** start of Entries shown **
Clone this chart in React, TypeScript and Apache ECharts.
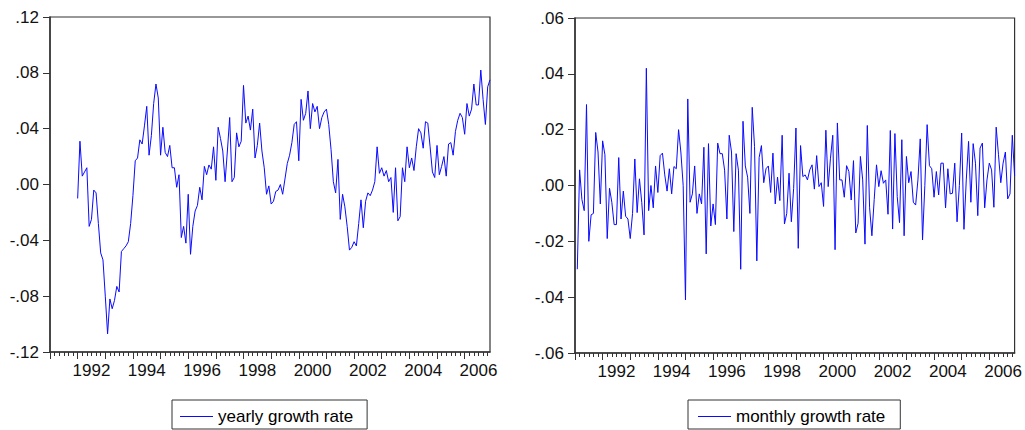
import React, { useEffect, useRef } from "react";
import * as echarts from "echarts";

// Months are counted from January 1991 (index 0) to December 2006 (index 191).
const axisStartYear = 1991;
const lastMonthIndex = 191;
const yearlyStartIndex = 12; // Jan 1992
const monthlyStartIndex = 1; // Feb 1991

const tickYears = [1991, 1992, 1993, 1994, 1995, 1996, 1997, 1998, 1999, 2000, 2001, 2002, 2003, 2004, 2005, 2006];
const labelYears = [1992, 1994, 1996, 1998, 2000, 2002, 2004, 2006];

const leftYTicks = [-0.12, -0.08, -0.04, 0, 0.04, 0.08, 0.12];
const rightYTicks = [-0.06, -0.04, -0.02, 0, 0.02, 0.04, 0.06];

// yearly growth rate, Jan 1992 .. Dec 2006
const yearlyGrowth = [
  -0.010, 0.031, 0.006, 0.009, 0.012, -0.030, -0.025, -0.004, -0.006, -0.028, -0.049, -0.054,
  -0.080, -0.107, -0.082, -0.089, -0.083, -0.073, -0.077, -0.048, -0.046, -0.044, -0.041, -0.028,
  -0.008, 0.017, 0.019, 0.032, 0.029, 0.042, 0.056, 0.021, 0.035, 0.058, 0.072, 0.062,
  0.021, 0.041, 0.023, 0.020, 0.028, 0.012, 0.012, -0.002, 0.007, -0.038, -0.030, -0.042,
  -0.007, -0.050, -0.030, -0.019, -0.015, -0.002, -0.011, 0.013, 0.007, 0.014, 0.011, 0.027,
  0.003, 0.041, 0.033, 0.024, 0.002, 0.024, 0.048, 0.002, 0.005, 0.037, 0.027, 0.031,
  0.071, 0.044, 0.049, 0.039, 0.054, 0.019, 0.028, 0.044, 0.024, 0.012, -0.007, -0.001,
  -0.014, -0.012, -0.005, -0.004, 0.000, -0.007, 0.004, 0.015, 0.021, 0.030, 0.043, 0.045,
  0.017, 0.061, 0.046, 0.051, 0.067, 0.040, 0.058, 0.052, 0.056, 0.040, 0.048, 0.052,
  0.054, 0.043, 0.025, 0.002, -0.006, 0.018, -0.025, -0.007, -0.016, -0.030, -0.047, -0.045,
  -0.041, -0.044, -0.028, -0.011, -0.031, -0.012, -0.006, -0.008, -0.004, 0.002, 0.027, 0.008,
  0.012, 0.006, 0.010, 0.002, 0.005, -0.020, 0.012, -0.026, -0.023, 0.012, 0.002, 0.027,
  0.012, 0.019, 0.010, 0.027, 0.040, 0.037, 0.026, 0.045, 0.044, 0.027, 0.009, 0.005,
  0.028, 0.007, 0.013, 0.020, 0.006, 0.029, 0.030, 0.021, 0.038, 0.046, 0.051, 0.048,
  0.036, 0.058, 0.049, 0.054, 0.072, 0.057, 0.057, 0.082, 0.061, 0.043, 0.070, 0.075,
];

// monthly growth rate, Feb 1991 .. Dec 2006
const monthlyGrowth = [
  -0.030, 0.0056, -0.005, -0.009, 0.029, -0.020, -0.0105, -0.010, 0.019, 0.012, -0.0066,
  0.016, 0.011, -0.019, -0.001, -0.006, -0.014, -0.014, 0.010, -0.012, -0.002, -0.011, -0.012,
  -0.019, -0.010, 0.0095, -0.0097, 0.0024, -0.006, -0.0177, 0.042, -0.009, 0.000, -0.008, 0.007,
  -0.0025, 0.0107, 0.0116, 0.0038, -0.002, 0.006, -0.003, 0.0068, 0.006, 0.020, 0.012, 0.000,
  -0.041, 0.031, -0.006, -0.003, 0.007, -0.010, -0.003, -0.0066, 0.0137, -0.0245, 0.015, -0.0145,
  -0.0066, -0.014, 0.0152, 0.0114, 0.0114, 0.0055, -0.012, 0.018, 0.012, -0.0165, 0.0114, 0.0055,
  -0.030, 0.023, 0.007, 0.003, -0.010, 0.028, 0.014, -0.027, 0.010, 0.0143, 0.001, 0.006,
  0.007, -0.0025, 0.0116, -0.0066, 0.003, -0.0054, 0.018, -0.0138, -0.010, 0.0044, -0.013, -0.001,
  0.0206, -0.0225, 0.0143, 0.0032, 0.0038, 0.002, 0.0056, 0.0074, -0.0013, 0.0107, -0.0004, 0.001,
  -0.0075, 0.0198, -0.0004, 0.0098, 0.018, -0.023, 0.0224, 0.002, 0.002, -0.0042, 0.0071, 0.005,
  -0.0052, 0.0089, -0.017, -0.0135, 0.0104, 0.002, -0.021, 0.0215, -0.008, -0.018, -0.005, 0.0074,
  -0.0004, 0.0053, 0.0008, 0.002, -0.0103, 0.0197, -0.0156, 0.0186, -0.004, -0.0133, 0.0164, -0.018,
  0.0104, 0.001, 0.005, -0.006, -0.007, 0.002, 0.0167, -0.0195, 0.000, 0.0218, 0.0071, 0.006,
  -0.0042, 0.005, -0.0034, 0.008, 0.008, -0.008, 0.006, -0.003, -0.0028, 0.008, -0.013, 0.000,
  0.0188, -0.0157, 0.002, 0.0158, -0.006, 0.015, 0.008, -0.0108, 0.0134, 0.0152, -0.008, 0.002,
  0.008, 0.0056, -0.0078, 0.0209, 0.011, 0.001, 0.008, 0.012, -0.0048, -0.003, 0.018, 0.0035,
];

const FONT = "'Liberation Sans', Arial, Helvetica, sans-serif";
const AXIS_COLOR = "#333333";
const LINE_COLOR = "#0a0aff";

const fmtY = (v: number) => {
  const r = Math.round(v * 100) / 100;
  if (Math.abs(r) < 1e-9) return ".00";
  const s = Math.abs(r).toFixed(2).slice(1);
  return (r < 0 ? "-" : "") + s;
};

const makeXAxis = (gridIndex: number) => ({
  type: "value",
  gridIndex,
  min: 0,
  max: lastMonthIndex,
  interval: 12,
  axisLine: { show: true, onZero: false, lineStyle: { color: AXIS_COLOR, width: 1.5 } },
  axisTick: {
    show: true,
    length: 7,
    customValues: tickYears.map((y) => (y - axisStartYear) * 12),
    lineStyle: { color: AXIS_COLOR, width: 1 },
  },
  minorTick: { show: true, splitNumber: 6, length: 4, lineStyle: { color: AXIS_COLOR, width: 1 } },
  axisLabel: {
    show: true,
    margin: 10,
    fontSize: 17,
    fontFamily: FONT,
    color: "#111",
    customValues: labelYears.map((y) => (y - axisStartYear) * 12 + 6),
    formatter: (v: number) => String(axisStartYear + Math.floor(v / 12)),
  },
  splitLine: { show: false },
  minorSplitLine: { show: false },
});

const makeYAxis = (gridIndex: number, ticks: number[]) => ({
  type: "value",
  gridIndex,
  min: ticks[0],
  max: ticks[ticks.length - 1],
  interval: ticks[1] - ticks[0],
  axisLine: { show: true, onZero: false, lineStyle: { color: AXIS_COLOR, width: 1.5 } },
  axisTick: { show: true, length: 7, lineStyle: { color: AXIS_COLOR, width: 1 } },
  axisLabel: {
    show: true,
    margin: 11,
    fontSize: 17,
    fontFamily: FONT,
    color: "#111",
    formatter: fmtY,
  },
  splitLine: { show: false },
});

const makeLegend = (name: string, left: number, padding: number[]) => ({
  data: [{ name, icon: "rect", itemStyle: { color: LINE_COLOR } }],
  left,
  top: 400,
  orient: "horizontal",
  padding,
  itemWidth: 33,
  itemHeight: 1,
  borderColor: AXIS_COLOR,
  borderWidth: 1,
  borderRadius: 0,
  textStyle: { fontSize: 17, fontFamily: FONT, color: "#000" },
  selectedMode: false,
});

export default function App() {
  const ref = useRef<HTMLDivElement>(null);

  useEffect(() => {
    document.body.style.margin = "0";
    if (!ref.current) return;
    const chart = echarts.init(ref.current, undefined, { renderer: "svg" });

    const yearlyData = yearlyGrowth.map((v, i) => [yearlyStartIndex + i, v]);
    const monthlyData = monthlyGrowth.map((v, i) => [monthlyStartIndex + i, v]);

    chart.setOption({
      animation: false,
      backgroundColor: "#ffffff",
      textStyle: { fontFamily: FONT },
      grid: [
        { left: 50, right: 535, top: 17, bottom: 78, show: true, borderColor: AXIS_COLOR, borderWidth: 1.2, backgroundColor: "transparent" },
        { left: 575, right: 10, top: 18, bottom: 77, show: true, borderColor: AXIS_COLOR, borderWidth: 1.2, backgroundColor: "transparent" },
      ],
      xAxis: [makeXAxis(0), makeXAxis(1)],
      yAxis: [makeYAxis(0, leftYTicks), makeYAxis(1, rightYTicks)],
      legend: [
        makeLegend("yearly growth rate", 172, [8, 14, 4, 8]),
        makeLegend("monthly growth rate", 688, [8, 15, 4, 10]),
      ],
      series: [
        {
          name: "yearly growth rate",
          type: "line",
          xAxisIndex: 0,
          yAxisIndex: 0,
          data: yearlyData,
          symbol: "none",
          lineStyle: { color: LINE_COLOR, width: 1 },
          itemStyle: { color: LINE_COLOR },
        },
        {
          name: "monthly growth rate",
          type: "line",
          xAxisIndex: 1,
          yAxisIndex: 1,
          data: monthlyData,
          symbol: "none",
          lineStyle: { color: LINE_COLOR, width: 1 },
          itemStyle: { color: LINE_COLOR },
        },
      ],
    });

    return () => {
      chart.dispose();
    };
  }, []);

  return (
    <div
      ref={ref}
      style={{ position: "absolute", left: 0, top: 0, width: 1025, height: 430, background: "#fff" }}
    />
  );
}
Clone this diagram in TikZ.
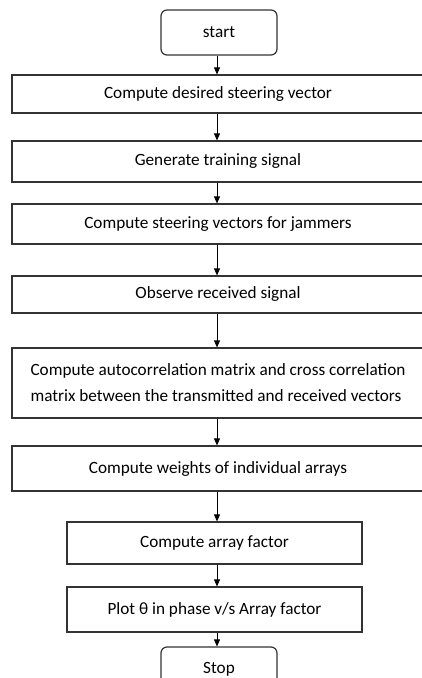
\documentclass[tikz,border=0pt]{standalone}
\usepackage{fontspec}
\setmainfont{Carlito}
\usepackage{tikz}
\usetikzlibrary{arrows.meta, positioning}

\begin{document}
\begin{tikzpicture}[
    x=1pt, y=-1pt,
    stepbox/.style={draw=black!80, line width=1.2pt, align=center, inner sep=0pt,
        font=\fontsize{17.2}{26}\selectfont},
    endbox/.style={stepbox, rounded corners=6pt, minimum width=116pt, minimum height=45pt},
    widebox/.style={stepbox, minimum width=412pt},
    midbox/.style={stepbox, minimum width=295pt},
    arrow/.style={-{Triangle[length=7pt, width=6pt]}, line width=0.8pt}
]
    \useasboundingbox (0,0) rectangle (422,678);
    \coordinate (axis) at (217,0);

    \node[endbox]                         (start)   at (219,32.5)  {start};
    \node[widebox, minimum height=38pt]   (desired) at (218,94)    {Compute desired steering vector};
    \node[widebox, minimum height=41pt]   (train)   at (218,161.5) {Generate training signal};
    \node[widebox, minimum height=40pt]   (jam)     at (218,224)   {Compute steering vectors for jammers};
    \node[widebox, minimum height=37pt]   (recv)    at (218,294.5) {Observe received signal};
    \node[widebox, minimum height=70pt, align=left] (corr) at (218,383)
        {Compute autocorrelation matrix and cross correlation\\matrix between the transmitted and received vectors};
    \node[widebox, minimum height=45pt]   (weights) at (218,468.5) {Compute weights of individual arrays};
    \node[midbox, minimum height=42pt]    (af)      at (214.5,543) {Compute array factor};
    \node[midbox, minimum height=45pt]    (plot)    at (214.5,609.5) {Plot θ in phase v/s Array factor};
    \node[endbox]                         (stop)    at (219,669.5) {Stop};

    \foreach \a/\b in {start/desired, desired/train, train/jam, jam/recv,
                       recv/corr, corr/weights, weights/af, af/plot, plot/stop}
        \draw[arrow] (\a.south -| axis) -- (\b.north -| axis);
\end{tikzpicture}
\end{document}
** end of Entries shown **
▶ **What you have to do**
Repeat the records above exactly, from the first line through the line that contains "const rightYTicks = [-0.06, -0.04, -0.02, 0, 0.02, 0.04, 0.06];", and leave out the pictures.

▶ **Solution for this problem**
Clone this chart in React, TypeScript and Apache ECharts.
import React, { useEffect, useRef } from "react";
import * as echarts from "echarts";

// Months are counted from January 1991 (index 0) to December 2006 (index 191).
const axisStartYear = 1991;
const lastMonthIndex = 191;
const yearlyStartIndex = 12; // Jan 1992
const monthlyStartIndex = 1; // Feb 1991

const tickYears = [1991, 1992, 1993, 1994, 1995, 1996, 1997, 1998, 1999, 2000, 2001, 2002, 2003, 2004, 2005, 2006];
const labelYears = [1992, 1994, 1996, 1998, 2000, 2002, 2004, 2006];

const leftYTicks = [-0.12, -0.08, -0.04, 0, 0.04, 0.08, 0.12];
const rightYTicks = [-0.06, -0.04, -0.02, 0, 0.02, 0.04, 0.06];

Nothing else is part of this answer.